October 28, 1996. The only way to describe the day was heavy.

It was the first year I knew what the day itself meant for me. Amos and Susan had never told me the day I had been bitten; I hadn't known until the day I read my medical record in the Hospital Wing. There had been other dates on there that had been notable, such as October 14, 1989, but that first one, October 28, 1985, had been seared into my brain.

I had been dreading it, this first time experiencing October 28 with the knowledge of what it meant for me, but I hadn't counted on Harry knowing about it, let alone remembering it, let alone doing something sweet for me, let alone Ginny becoming involved too. I hadn't counted on the way my spirits were lifted so easily by two little collages in the front pocket of my bag.

It was far from an easy day, by any means, but my friends helped me through it.

Herbology carried with it reminders of Susan Diggory, who had tried to step in as Abby Everlin's replacement. I wondered if it was nature or nurture that made nurturing plants come so naturally to me. Ron could tell my mind was distant and continued cracking Venomous Tentacula jokes to try to cheer me up, and I did my best to smile and chuckle even though genuine laughter seemed impossible — I'm ashamed to admit that I didn't genuinely laugh until the Venomous Tentacula wrapped itself around his finger and he screamed like a young child before swearing like the experienced connoisseur of curses he was.

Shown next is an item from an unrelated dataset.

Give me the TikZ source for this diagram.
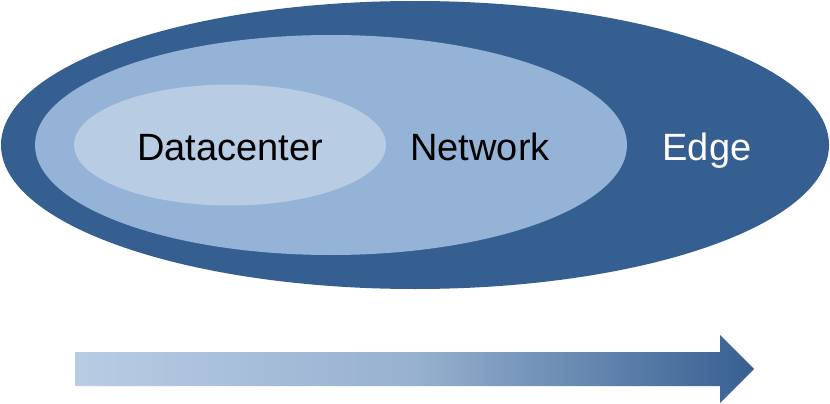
\documentclass[tikz,border=0pt]{standalone}
\usepackage{fontspec}
\setmainfont{Liberation Sans}
\usetikzlibrary{shapes.geometric}
\definecolor{darkblue}{HTML}{365F91}
\definecolor{midblue}{HTML}{95B3D7}
\definecolor{lightblue}{HTML}{B8CCE4}
\begin{document}
\begin{tikzpicture}[x=1pt,y=-1pt,
  zone/.style={ellipse, draw=none, inner sep=0pt},
  label/.style={font=\fontsize{38}{40}\selectfont, inner sep=0pt, anchor=base}]
\useasboundingbox[fill=white] (0,0) rectangle (830,404);
\node[zone, fill=darkblue, minimum width=828pt, minimum height=288pt] (edge) at (415,145) {};
\node[zone, fill=midblue, minimum width=592pt, minimum height=220pt] (network) at (331,145) {};
\node[zone, fill=lightblue, minimum width=312pt, minimum height=121pt] (dc) at (230,145) {};
\node[label, text=black] (tdc) at (230,160) {Datacenter};
\node[label, text=black] (tnet) at (480,160) {Network};
\node[label, text=white] (tedge) at (707,160) {Edge};
\shade[left color=lightblue, right color=darkblue, middle color=lightblue!75!darkblue]
  (75,352) -- (720,352) -- (720,335) -- (754,369) -- (720,403) -- (720,386) -- (75,386) -- cycle;
\end{tikzpicture}
\end{document}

Potions was just a review day, meaning I could afford to space out a bit while I went through the now-familiar motions of the Draught of Living Death, complete with the Half-Blood Prince's edits to the recipe. Cam had continued to sit at our otherwise-Gryffindor table in Potions, and her blossoming friendship with Hermione in particular was fascinating to behold. Cam was the daughter of two Muggle-born parents, and as such had grown up more in the Muggle world than in the magical world. As it turned out, both Hermione and Cam had an affinity for an old Muggle playwright named William Shakespeare, and they spent the entire Potions period trying to explain the plot of As You Like It to the rest of us. It was dreadfully complicated, but trying to keep up with their rapid-fire explanations was a good way to stop my mind from drifting back eleven years.

Charms had been challenging as of late, because I did my best to rely solely on my human magic rather than my wolf magic. I hadn't realized how heavily I had relied on my wolf magic in the past until I made a concerted effort not to do it. I was still able to perform the magic, which was comforting — I wasn't powerful only when using wolf magic — but it was frustrating, having to devote effort to Charms of all classes, when it had been so effortless for so long. That day, more so than most days, I was determined to use only my human magic, and I had to concentrate so hard on separating the two that I didn't have any room left in my brain to think about anything else.

Quidditch practice was something of a release. Each swing of my bat, each daring maneuver, each shouted formation allowed a bit of the tension to drain from my body, allowed a bit more of my pent-up emotion to find a channel through which it could escape. But as the anger burned away, at Greyback, at myself, at the world, at the ocean that separated me from my family, at the eleven years that separated me from my family, I was left with only sadness taking up space in my chest.

When Quidditch practice came to an end, Ginny bumped my shoulder with her own.

"You want company tonight?" she asked. "I can head up to your dormitory once I've showered, if you'd like."

I shook my head. "I'm okay, I'll be okay, but thank you."

"Come and get me if you need anything, okay? Come wake me up, interrupt my studying, I don't care."